The wealth of these giant banks, financial institutions
and corporate monopolies is immense. Yet it was gained from the stolen labor of
enslaved peoples. Any fair-minded person would agree that they owe reparations,
big time.
There's really no reason that the reparations owed should be
limited to those who live in this country. The countries of Africa were
devastated by the European slavers, who delivered their human cargoes mostly to
the Americas. The devastation was so deep that recovery has been impossible to
this day.
In "How Europe Underdeveloped Africa," Walter Rodney gives the
details: "No one has been able to come up with a figure representing total
losses to the African population sustained through the extraction of slave labor
from all areas to all destinations over the many centuries that slave trade
existed. However, on every other continent from the 15th century onwards, the
population showed constant and sometimes spectacular natural increase; while it
is striking that the same did not apply to Africa."
Rodney explains
further: "All of the countries named as 'underdeveloped' in the world are
exploited by others; and the underdevelopment with which the world is now
preoccupied is a product of capitalist, imperialist and colonialist
exploitation. African and Asian societies were developing independently until
they were taken over directly or indirectly by the capitalist powers. When that
happened, exploitation increased and the export of surplus ensued, depriving the
societies of the benefit of their natural resources and labor. That is an
integral part of underdevelopment in the contemporary sense."
So what
happened when the world's seven imperialist powers--the U.S., Britain, Japan,
France, Germany, Italy and Canada--met as the Group of Seven in early February?

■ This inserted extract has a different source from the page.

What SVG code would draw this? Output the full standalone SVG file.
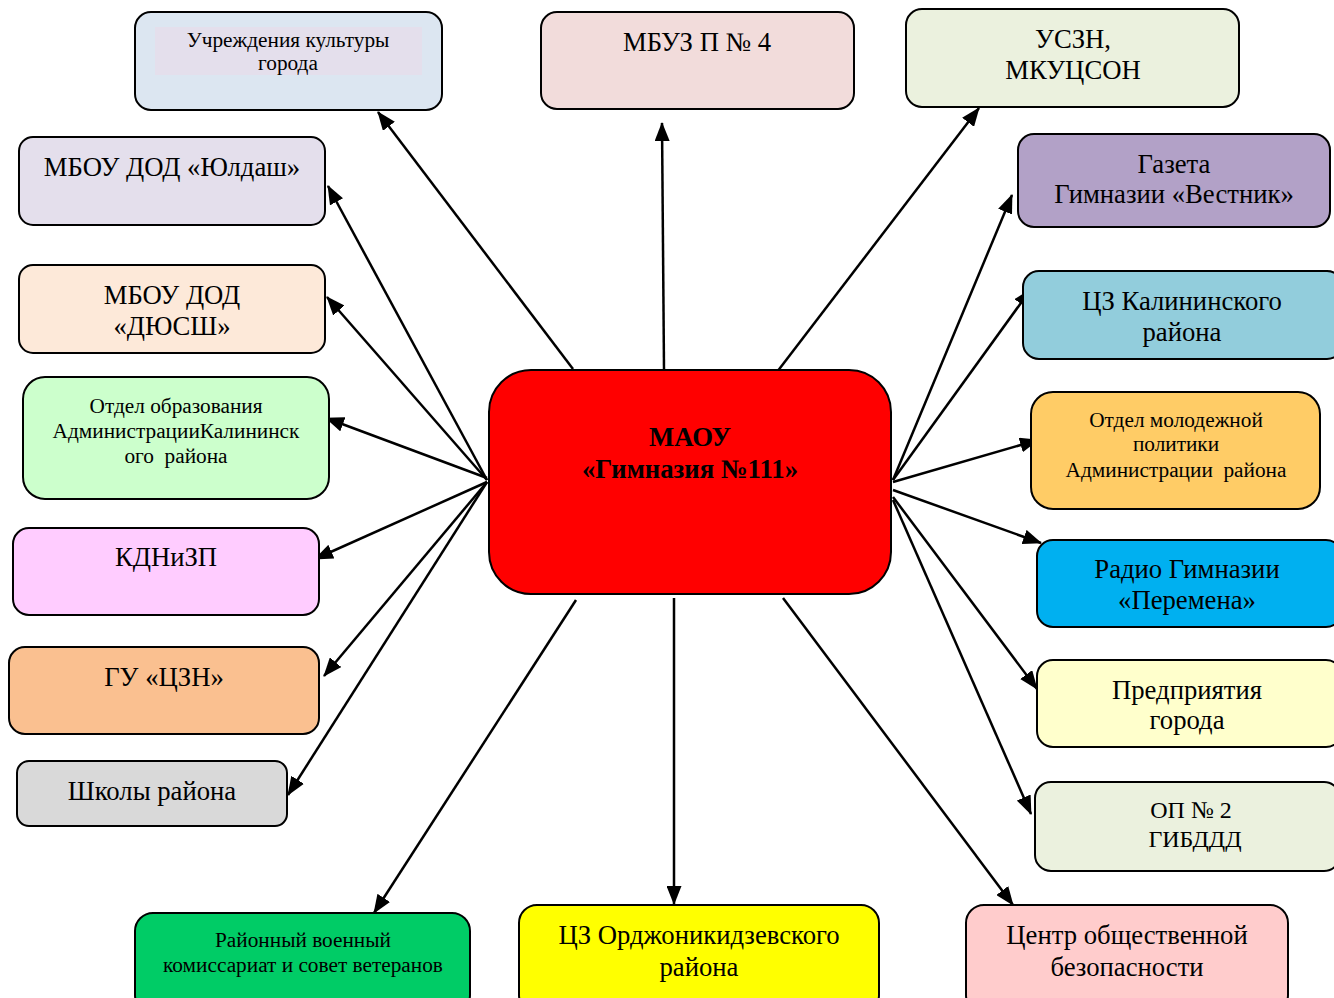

They made a showy announcement of an "African debt relief plan." The news
reports said that they would be "forgiving the debt of some of the world's
poorest countries." The fine print of what they are actually doing was quite
different.
Turns out to be another publicity stunt, when what is really
needed now is not just full cancellation of all "debt," but also payment of
reparations. Only such a payment can begin to end the poverty and devastation
that is the legacy of slavery and imperialism.